WHEREAS, being equipped with treatment-option information and illness-specific questions for medical professionals during appointments can empower our community to advocate for ourselves; and


WHEREAS, in 2011 the National Center for Health Statistics reported that only 35% of African Americans have completed advance directives and identified a power of attorney compared with 70% of their White peers; and


WHEREAS, advance healthcare directives are state-specific free legal documents to choose medical treatment options in case one is unable to make decisions because of illness or infirmity and to appoint a healthcare proxy to speak on one's behalf; and


WHEREAS, palliative care is a compassionate interdisciplinary approach (doctors, nurses, faith leaders, other medical professionals) which provides specialized medical and nursing care for people with chronic and terminal illnesses. The ultimate goal is improving the quality of life for the patient and their support network by focusing on providing pain relief, and physical and mental stress support at all stages of illness; and


WHEREAS, according to the National Hospice and Palliative Care Association, only 8% of hospice users are African American, and hospice care is a health service that provides comfort care to patients, in-home or at a facility, in their final phase of illness or within six months of death. There is an emphasis on patient support and the entire spectrum of improved quality of life; and


WHEREAS, the Journal of the American Geriatrics Society found that there are end--of-life options that are also underutilized by African American patients, including palliative sedation, pursuing life-sustaining treatment, refusing/discontinuing life-sustaining treatment, medical aid in dying, voluntary stopping of eating and drinking (VSED) and life-extending options; and


WHEREAS, having an understanding of the entire spectrum of care options as well as after-life directives such as will and trusts is critical in order to make informed healthcare decisions, from the refusal of treatment to aggressive treatment options; and


WHEREAS, in 2013, the NAACP passed a resolution recognizing the importance of planning and putting into writing one's intentions regarding one's property and encouraging all individuals to develop estate planning including wills or trusts that protect the integrity of their property; and


WHEREAS, African Americans are less likely to pre-plan for the eventual costs and details about services and according to the Federal Trade Commission the costs associated with end of life services, such as funeral, memorial, burial, and cremation, are high and ever rising; and


WHEREAS, in order to address final costs concerns, it is imperative for African Americans to research and obtain: life insurance, payable-on-death account, veterans benefits, burial insurance, and funeral trust plans; and


WHEREAS, in 2016 the NAACP passed a resolution on the importance of being an organ donor and acknowledges National Organ Donation Day.

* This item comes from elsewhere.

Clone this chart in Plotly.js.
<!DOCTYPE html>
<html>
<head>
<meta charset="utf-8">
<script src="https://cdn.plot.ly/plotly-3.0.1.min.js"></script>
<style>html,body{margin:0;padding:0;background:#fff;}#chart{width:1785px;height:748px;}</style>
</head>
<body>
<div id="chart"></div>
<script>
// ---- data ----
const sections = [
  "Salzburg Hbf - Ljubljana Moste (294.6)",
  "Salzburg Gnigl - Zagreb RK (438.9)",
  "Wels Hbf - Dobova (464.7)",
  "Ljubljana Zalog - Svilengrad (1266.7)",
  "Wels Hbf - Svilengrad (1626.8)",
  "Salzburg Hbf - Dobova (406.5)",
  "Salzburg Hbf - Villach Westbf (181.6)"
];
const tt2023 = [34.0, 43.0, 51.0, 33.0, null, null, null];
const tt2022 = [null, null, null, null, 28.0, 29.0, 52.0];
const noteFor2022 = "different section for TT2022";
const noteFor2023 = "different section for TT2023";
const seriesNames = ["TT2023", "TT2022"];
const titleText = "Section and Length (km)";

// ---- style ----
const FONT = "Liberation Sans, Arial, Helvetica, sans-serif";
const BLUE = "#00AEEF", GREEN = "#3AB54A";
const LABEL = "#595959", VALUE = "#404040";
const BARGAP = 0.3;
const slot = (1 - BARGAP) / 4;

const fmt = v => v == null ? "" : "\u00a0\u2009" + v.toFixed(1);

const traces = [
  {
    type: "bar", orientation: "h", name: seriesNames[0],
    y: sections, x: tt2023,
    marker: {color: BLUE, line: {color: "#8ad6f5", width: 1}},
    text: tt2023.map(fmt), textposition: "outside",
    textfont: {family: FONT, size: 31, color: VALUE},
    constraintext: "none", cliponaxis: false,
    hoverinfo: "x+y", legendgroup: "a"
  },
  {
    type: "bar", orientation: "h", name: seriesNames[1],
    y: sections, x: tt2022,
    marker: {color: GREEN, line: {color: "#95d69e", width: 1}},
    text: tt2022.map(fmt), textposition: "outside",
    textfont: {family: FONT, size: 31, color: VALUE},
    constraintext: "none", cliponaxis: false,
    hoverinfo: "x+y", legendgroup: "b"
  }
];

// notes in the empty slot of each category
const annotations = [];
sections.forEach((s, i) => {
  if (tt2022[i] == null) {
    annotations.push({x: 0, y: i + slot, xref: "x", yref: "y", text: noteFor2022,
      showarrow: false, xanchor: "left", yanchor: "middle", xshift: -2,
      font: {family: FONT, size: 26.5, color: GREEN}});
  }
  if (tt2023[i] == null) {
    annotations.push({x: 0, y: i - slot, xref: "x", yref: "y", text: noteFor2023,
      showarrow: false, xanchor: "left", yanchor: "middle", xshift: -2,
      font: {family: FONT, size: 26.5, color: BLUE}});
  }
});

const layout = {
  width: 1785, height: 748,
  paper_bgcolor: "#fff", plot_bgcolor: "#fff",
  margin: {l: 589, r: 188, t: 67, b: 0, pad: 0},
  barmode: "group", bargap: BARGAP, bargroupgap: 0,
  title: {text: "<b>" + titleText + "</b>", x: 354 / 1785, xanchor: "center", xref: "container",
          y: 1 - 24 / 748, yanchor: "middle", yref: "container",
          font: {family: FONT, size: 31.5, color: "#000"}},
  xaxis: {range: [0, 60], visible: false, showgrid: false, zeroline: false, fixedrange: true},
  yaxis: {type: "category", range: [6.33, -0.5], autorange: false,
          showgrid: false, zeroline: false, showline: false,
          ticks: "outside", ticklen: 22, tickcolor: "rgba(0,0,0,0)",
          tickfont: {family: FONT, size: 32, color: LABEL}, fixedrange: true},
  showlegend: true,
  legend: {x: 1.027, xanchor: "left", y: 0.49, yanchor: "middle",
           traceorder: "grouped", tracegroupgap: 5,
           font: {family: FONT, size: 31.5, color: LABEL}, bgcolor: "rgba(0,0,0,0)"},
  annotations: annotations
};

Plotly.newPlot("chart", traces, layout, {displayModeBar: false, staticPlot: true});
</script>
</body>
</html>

THEREFORE, BE IT RESOLVED, that the NAACP advocates that families educate themselves on all aspects of end-of-life planning including advance healthcare directives, healthcare proxies, organ donation, wills, trusts, powers of attorney and end-of-life options such as hospice, palliative care and achieving a physician-assisted peaceful transition.


BE IT FURTHER RESOLVED, that the NAACP reaffirms both the 2016 organ donation and 2013 estate planning resolutions, encourages financial planning to ensure comfort during final days, supports completing advanced directives, recognizes the value of hospice and palliative care.